Authority Members Say Cops Must Bust Smokers Regardless of Vote
Result

OAKLAND -- Busting pot-smoking fans at the Network Associates Coliseum
complex in Oakland should remain a top priority for law enforcement
agents regardless of how city voters feel, Coliseum officials said
Thursday.

Members of the Oakland-Alameda County Coliseum Authority said it would
be too confusing -- and dangerous -- to treat marijuana use at the
complex as a low priority for law enforcement.

Measure Z, an initiative on the Nov. 2 ballot, calls for making
private use of marijuana in one's own residence a low priority for
local police. Initiative backers say the Coliseum Authority's focus on
the issue is irrelevant, since the complex is a public place.
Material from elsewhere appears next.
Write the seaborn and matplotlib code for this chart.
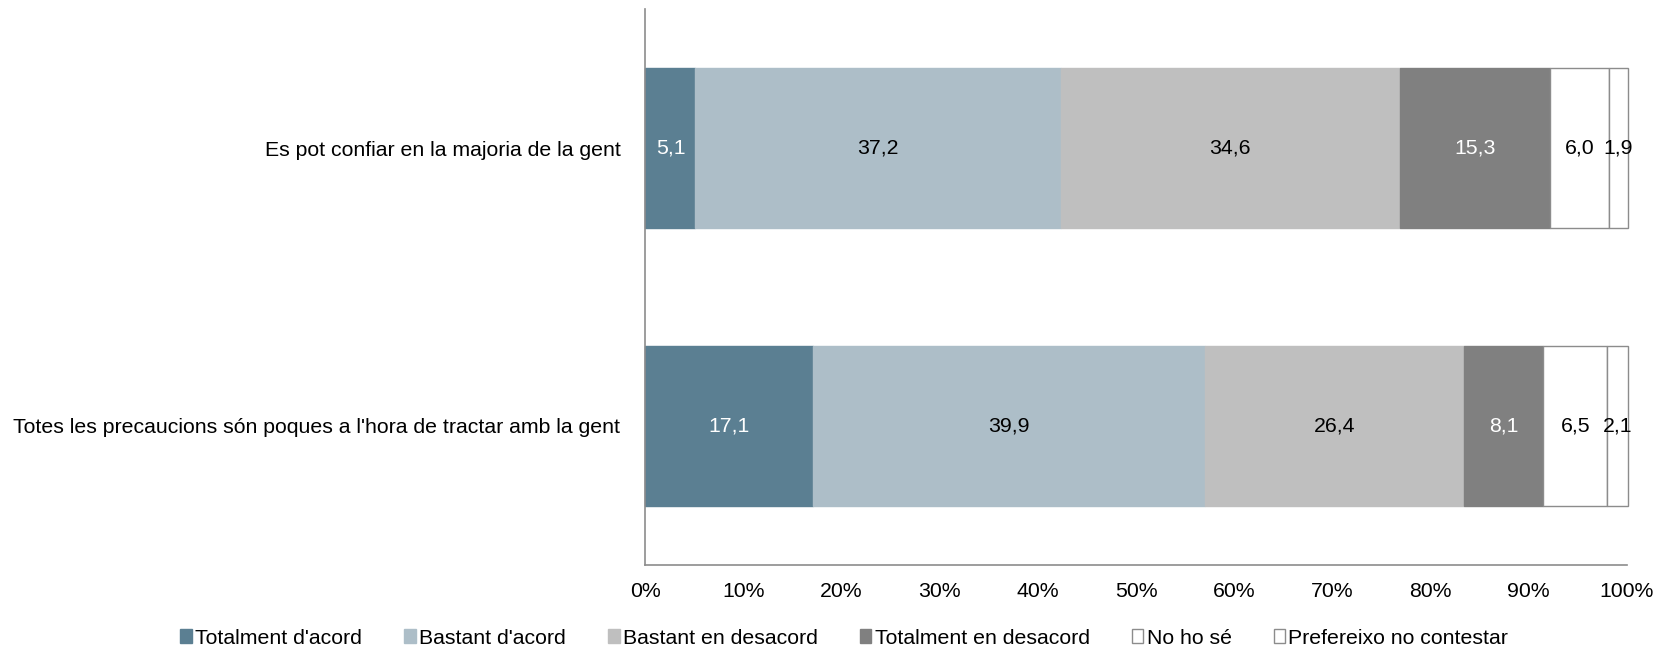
import matplotlib
matplotlib.use("Agg")
import matplotlib.pyplot as plt
import seaborn as sns
import numpy as np

# data
questions = ["Es pot confiar en la majoria de la gent",
             "Totes les precaucions són poques a l'hora de tractar amb la gent"]
answers = ["Totalment d'acord", "Bastant d'acord", "Bastant en desacord",
           "Totalment en desacord", "No ho sé", "Prefereixo no contestar"]
values = {
    "Totalment d'acord": [5.1, 17.1],
    "Bastant d'acord": [37.2, 39.9],
    "Bastant en desacord": [34.6, 26.4],
    "Totalment en desacord": [15.3, 8.1],
    "No ho sé": [6.0, 6.5],
    "Prefereixo no contestar": [1.9, 2.1],
}
colors = ["#5B7F92", "#ADBEC8", "#BFBFBF", "#808080", "#FFFFFF", "#FFFFFF"]
text_colors = ["white", "black", "black", "white", "black", "black"]

sns.set_theme(style="white")
plt.rcParams["font.family"] = ["Liberation Sans", "DejaVu Sans"]
plt.rcParams["text.color"] = "black"
plt.rcParams["xtick.color"] = "black"
plt.rcParams["ytick.color"] = "black"
fs = 15.3

fig, ax = plt.subplots(figsize=(16.72, 6.5), dpi=100)
fig.subplots_adjust(left=0.386, right=0.973, top=0.986, bottom=0.131)

ypos = np.arange(len(questions))
left = np.zeros(len(questions))
for ans, col, tcol in zip(answers, colors, text_colors):
    vals = np.array(values[ans])
    edge = "#8C8C8C" if col == "#FFFFFF" else col
    lw = 1.5 if col == "#FFFFFF" else 0
    ax.barh(ypos, vals, left=left, height=0.575, color=col, edgecolor=edge,
            linewidth=lw, label=ans, clip_on=False)
    for y, l, v in zip(ypos, left, vals):
        ax.text(l + v / 2, y, f"{v:.1f}".replace(".", ","), ha="center",
                va="center", color=tcol, fontsize=fs)
    left += vals

ax.set_xlim(0, 100)
ax.set_ylim(1.5, -0.5)
ax.set_yticks(ypos)
ax.set_yticklabels(questions, fontsize=fs)
ax.set_xticks(np.arange(0, 101, 10))
ax.set_xticklabels([f"{t}%" for t in range(0, 101, 10)], fontsize=fs)
ax.tick_params(axis="both", length=0)
ax.tick_params(axis="y", pad=18)
ax.tick_params(axis="x", pad=12)
for s in ["top", "right"]:
    ax.spines[s].set_visible(False)
for s in ["left", "bottom"]:
    ax.spines[s].set_color("#8C8C8C")
    ax.spines[s].set_linewidth(1.2)

handles, labels = ax.get_legend_handles_labels()
for h in handles:
    for p in h.patches:
        p.set_linewidth(1.0)
leg = fig.legend(handles, labels, loc="lower center", bbox_to_anchor=(0.505, -0.026),
                 ncol=6, frameon=False, fontsize=fs, handlelength=0.55,
                 handleheight=0.65, handletextpad=0.15, columnspacing=1.98)

fig.savefig("out.png", dpi=100)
"There needs to be no ambiguousness," said City Councilmember Danny
Wan (Grand Lake-Chinatown), an authority member. "I want to make sure
we still prohibit marijuana use in and around the Coliseum."

Wan, along with Alameda County Supervisor Scott Haggerty, also an
authority member, criticized the initiative during a Thursday meeting
as security for Oakland Raiders games was being discussed.

Both said allowing the initiative to cover the Coliseum complex would
confuse security since it is handled by two different agencies: the
Oakland Police Department and the Alameda County Sheriff's Department.

Since the Sheriff's Department -- a county agency -- would not be
bound to follow the initiative, both said officers and deputies at the
complex could be confused, potentially following different standards.

Further, both argued, making pot smoking a low priority would only
invite more crime to the complex, turning the parking lot into an open
drug market.

Measure Z would make the "private use" of marijuana Oakland's lowest
law enforcement priority. It also would set up a platform for the city
to tax and regulate the sale of marijuana for adult use should the
state make the drug legal.

Joe DeVries, campaign manager for Yes on Measure Z, said Wan and
Haggerty were wasting their time trying to draft an exemption to the
law for the Coliseum complex.

If passed, the law would only apply to the private use of marijuana,
not public uses such as smoking pot at the Coliseum complex.

"It's absolutely ridiculous that they would consider this," he said.
"It is only private adult use that we are talking about. I just think
they are being silly."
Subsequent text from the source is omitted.